Araştırma, Suriyelilerin yoğun olarak yaşadığı 16 il ve göçmen hareketliliğinin yoğun olduğu Van'da, 18-49 yaş arasındaki kadın ve erkek Türkiye vatandaşları, Suriyeliler ve diğer göçmenlerden oluşan toplam 3 bin 866 haneden birer kişiyle yüz yüze görüşmelerle gerçekleştirildi. Prof. Dr. Deniz Yükseker başkanlığındaki araştırma ekibi, Türkiyelilerin de araştırmaya dâhil edilerek verilerin sağlıklı bir şekilde elde edilmesine özen gösterdi.

Araştırma, nicel ve nitel yöntemlerle Haziran-Ekim 2022 döneminde 17 ilde gerçekleştirildi.
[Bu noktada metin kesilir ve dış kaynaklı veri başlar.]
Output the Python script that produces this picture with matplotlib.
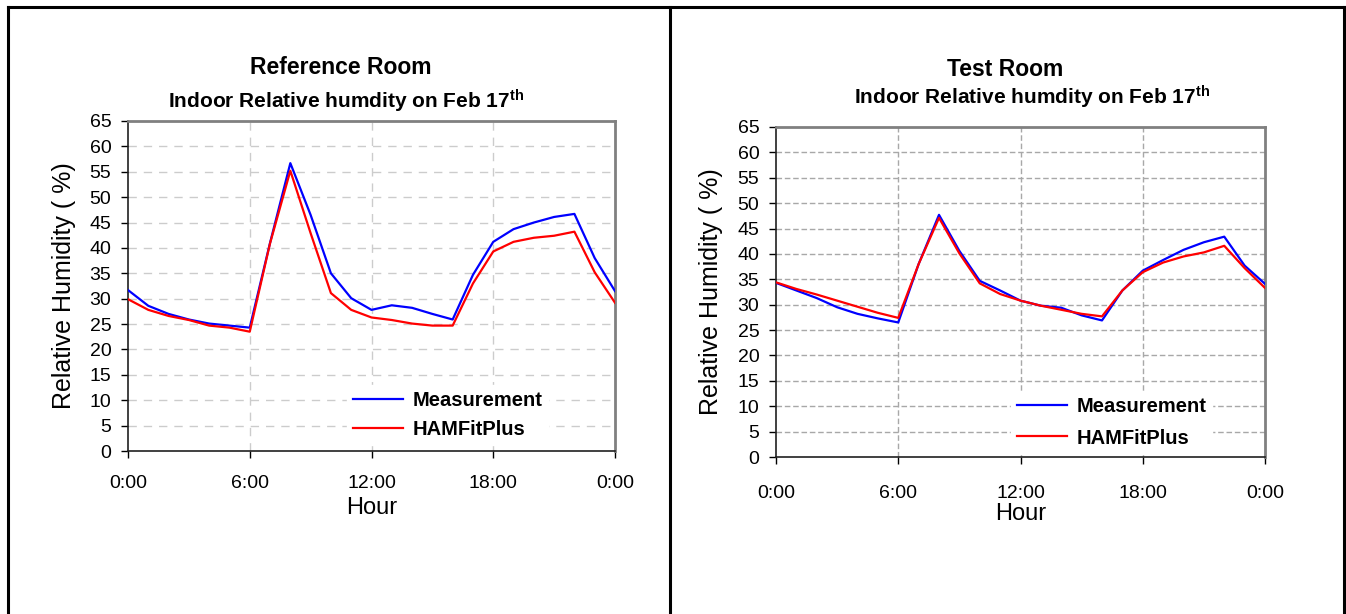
import numpy as np
import matplotlib
matplotlib.use('Agg')
import matplotlib.pyplot as plt
from matplotlib.lines import Line2D

# ── Data ───────────────────────────────────────────────────────────────────
HOURS = list(range(25))
XTICK_LABELS = ['0:00', '6:00', '12:00', '18:00', '0:00']

ref_measured = [31.7, 28.6, 27.0, 25.9, 25.1, 24.7, 24.3, 41.0, 56.7, 46.5,
                35.0, 30.1, 27.8, 28.7, 28.2, 27.0, 25.9, 34.7, 41.2, 43.7,
                45.0, 46.1, 46.7, 38.0, 31.5]
ref_hamfit = [29.9, 27.8, 26.6, 25.8, 24.7, 24.3, 23.5, 40.9, 55.2, 42.9,
              31.1, 27.8, 26.3, 25.8, 25.1, 24.7, 24.7, 33.0, 39.3, 41.2,
              42.0, 42.4, 43.2, 35.2, 29.2]

test_measured = [34.3, 32.8, 31.3, 29.5, 28.2, 27.3, 26.5, 38.0, 47.7, 40.6,
                 34.7, 32.8, 30.8, 29.8, 29.4, 27.9, 26.9, 32.8, 36.7, 38.8,
                 40.8, 42.3, 43.4, 37.7, 34.1]
test_hamfit = [34.4, 33.1, 32.0, 30.8, 29.6, 28.4, 27.4, 38.0, 47.1, 40.1,
               34.2, 32.1, 30.8, 29.8, 29.0, 28.2, 27.7, 32.8, 36.4, 38.3,
               39.5, 40.3, 41.6, 37.2, 33.3]

# ── Style ──────────────────────────────────────────────────────────────────
plt.rcParams['font.family'] = ['Liberation Sans', 'DejaVu Sans']
plt.rcParams['mathtext.fontset'] = 'custom'
plt.rcParams['mathtext.rm'] = 'Liberation Sans:bold'
plt.rcParams['mathtext.it'] = 'Liberation Sans:bold'
plt.rcParams['mathtext.bf'] = 'Liberation Sans:bold'

W, H = 1346, 614
fig = plt.figure(figsize=(W / 100, H / 100), dpi=100)


def px_axes(x0, x1, ytop, ybot):
    return fig.add_axes([x0 / W, (H - ybot) / H, (x1 - x0) / W, (ybot - ytop) / H])


def draw_panel(ax, meas, ham, grid_color, dashes, xpad, leg_anchor, leg_space):
    ax.plot(HOURS, meas, color='#0000ff', lw=1.6, label='Measurement', zorder=3)
    ax.plot(HOURS, ham, color='#ff0000', lw=1.6, label='HAMFitPlus', zorder=3)
    ax.set_xlim(0, 24)
    ax.set_ylim(0, 65)
    ax.set_yticks(np.arange(0, 66, 5))
    ax.set_xticks([0, 6, 12, 18, 24])
    ax.set_xticklabels(XTICK_LABELS)
    ax.tick_params(axis='both', direction='out', length=5, width=1,
                   labelsize=14, colors='black')
    ax.tick_params(axis='x', pad=xpad)
    ax.tick_params(axis='y', pad=7)
    for y in range(5, 65, 5):
        ax.axhline(y, color=grid_color, lw=1, dashes=dashes, zorder=1)
    for x in [6, 12, 18]:
        ax.axvline(x, color=grid_color, lw=1, dashes=dashes, zorder=1)
    for s in ['top', 'right']:
        ax.spines[s].set_color('#808080')
        ax.spines[s].set_linewidth(2)
    for s in ['left', 'bottom']:
        ax.spines[s].set_color('#202020')
        ax.spines[s].set_linewidth(1.2)
    ax.set_ylabel('Relative Humidity ( %)', fontsize=18)
    ax.set_xlabel('Hour', fontsize=17)
    leg = ax.legend(loc='upper left', bbox_to_anchor=leg_anchor, frameon=True,
                    fancybox=False, edgecolor='white', framealpha=1,
                    handlelength=2.5, handletextpad=0.45, labelspacing=leg_space,
                    borderpad=0.3, borderaxespad=0,
                    prop={'weight': 'bold', 'size': 14.5})
    leg.set_zorder(4)
    return ax


# ── Left panel: reference room ─────────────────────────────────────────────
axL = px_axes(128, 615, 121, 451)
draw_panel(axL, ref_measured, ref_hamfit, '#cccccc', (6, 5), 12,
           ((347 - 128) / 487, (451 - 385) / 330), 0.5)
axL.yaxis.set_label_coords((76 - 128) / 487, 0.5)
axL.xaxis.set_label_coords(0.5, (451 - 497) / 330)

fig.text(341 / W, 1 - 67 / H, 'Reference Room', ha='center', va='center',
         fontsize=16.5, fontweight='bold')
fig.text(346 / W, 1 - 101 / H, r'Indoor Relative humdity on Feb 17$^{\rm th}$',
         ha='center', va='center', fontsize=15, fontweight='bold')

# ── Right panel: test room ─────────────────────────────────────────────────
axR = px_axes(776, 1265, 127, 457)
draw_panel(axR, test_measured, test_hamfit, '#a8a8a8', (4, 2), 15,
           ((1011 - 776) / 489, (457 - 391) / 330), 0.62)
axR.yaxis.set_label_coords((723 - 776) / 489, 0.5)
axR.xaxis.set_label_coords(0.5, (457 - 503) / 330)

fig.text(1005 / W, 1 - 70 / H, 'Test Room', ha='center', va='center',
         fontsize=16.5, fontweight='bold')
fig.text(1032 / W, 1 - 97 / H, r'Indoor Relative humdity on Feb 17$^{\rm th}$',
         ha='center', va='center', fontsize=15, fontweight='bold')

# ── Panel borders ──────────────────────────────────────────────────────────
top = 1 - 6.5 / H
for xs, ys in [([7.5 / W, 1343.5 / W], [top, top]),
               ([7.5 / W, 7.5 / W], [0, top]),
               ([670 / W, 670 / W], [0, top]),
               ([1343.5 / W, 1343.5 / W], [0, top])]:
    fig.add_artist(Line2D(xs, ys, transform=fig.transFigure, color='black', lw=2.2))

fig.savefig('out.png', dpi=100)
Prof. Dr. Yükseker, raporun sonuçlarından hareketle, "Türkiye’de yaşayan göçmen ve mülteciler, yaşadıkları olumsuz koşullara rağmen Türkiye toplumunun bir parçası haline geldi" değerlendirmesinde bulundu.

Araştırmada, 3 bin 866 haneden kişilerle yüz yüze yapılan görüşmelerin yanı sıra İzmir, Antep, Konya, Mardin ve İstanbul'dan oluşan beş ilde sivil toplum kuruluşları, yerel yöneticiler, muhtarlar, sağlık çalışanları, öğretmenler, sendika temsilcileri, işverenler ve meslek örgütlerinin temsilcileriyle toplam 72 mülakat yapıldı.

Araştırmanın öne çıkan bulgularından biri, göçmen ve mültecilerin istihdama yoğun olarak katılmalarına rağmen genellikle kayıt dışı ve kötü koşullarda çalışmaları ve ayrımcılığa maruz kalmaları oldu. Prof. Dr. Yükseker, "Türkiyelilerin sosyo-ekonomik statüsü görece düşük olmasına rağmen benzer sorunlar yaşadıklarını gördük. Üstelik beklentileri daha yüksek olduğu için memnuniyetsizlikleri daha belirgin" açıklamasında bulundu.

Araştırma, Suriyeli çocukların üçte birinin okula kayıtlı olmadığını ve bu durumun savaştan kaçarken eğitimden uzaklaşmış çocukları etkilediğini ortaya koydu. Beklenmedik masrafları karşılama gücü açısından Türkiyelilerin yüzde 25'i, Suriyelilerin ve diğer göçmenlerin ise yaklaşık yüzde 33'ü, beklenmedik bir masrafı ödeyemeyeceklerini belirtti.

Prof. Dr. Yükseker, araştırmanın önemli bir bulgusunun da Türkiye toplumunda "Suriyeliler devlet yardımıyla yaşıyor" şeklinde önyargılı bir söylemin olduğuna dikkat çekti. Araştırma sonuçlarına göre, Suriyelilerin sadece yüzde 22'si sosyal yardım aldı.